When you freelance fulltime, it’s resilience that drives the ability to pivot under pressure. And that makes it easier for you to be self-aware enough to leave other people’s garbage behind.
But that doesn’t mean you have to be iron strong to freelance.
Resilience in freelancing is fostered through:
- Believing in your abilities and that you have enough power over your situation to shift it or move out from underneath it eventually. Telling yourself you can, even if at that particular point in time you feel as though you can’t, is incredibly powerful. You can achieve this by looking for opportunities to challenge yourself in healthy ways with creative projects, marketing campaigns, accountability pods or study. And once you have a few runs on the board, asking for testimonials, writing up retrospectives and case studies
- Building strong networks and communities. Having others who freelance fulltime or on the side makes a massive difference. Make it your business to find freelancers that can help you improve your craft, learn the art of freelancing, who understand the challenge of self-employment and more. Look for them online and in person
- Sharing your freelance experiences with others. A lot of people come into freelancing assuming they will end up with competitors when instead, they discover friends. And unlike traditional workplace settings, you can choose the workmates and running mates you have! This is part of the magic. Take advantage of it.
- The opportunity to help others. We definitely focus on sharing knowledge in the Freelance Jungle because it helps the newbie freelancers learn and/or avoid mistakes. What doesn’t often get the same coverage is the joy helping and mentoring gives to more seasoned professionals. Teaching and supporting others helps make as better at critical thinking and strengths our resilience in the process
- Finding the friendly resources of good quality. Knowing where you can go for advice on finances or tax, where to seek tips on copywriting, find places that help with stress reduction, get your legal works sorted, specific forums that address needs- all these situations take away some of the mental drain through intellectual labour. There is nothing worse than having a lot of questions and no idea where to get any of them answered. The more you know, the more resilient you become because you realise there is greater opportunity to find out even more information
- Maintaining a sense of humour. The minute you start taking yourself too seriously in freelancing is the minute you’ve lost the game. Have pride in your work and don’t think you have to stand for truly negative crap that sometimes gets flung your way. But also, don’t suck the joy out of freelancing by assuming that professional means stiff as a sailboard or that it’s all work all the time.
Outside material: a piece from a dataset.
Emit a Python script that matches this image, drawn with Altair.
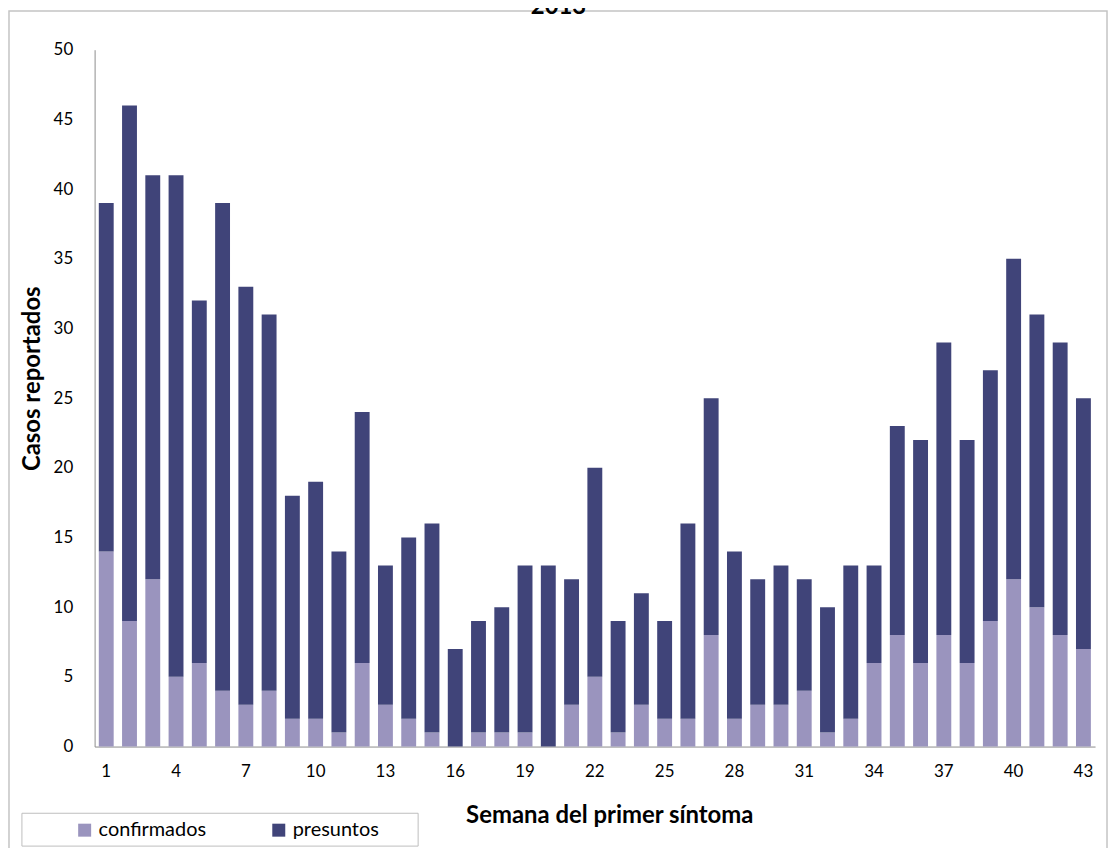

Freelancing fulltime means a healthy dose of resilience to go with the harsh and delightful realities.
Staying true to your values matters
It’s not woo-woo to design a working life you are proud of. There are so many risks and impacts you face when you freelance fulltime, you may as well decide incredibly early on what kind of working life you want freelancing to give you.
One of the common issues stressed out freelancers’ face is when they start recreating the difficulties of their previous working lives. This usually takes the most toll when someone starts a freelance fulltime career with their values at the centre only to sacrifice them through self-sabotage.
It’s easy to fall into the same patterns of behaviour if you let money, clients and peer pressure dictate the terms.
However, as grant writer Martina Donkers says it’s your responsibility to be your best boss.
Some of the ways that freelancers help themselves become better bosses include:
- Surrounding your workstation with reminders of why you got into freelancing in the first place
- Writing up goals and inventing your own version of leveling up to aim for
- Working to study more as you freelance fulltime to stay engaged and ahead of the curve
- Joining accountability pods or mastermind groups
- Undertaking leadership training or attending workshops that boost confidence
- Watching what other people do and treating them as unofficial competitors
- Setting yourself goals with giving back and community engagement
- Aiming to enhancing the qualities you possess as a person through the business experience
Whatever reminds you of the reason you got into freelancing in the first instance coupled with the values you hold dear can help keep you on track for longer.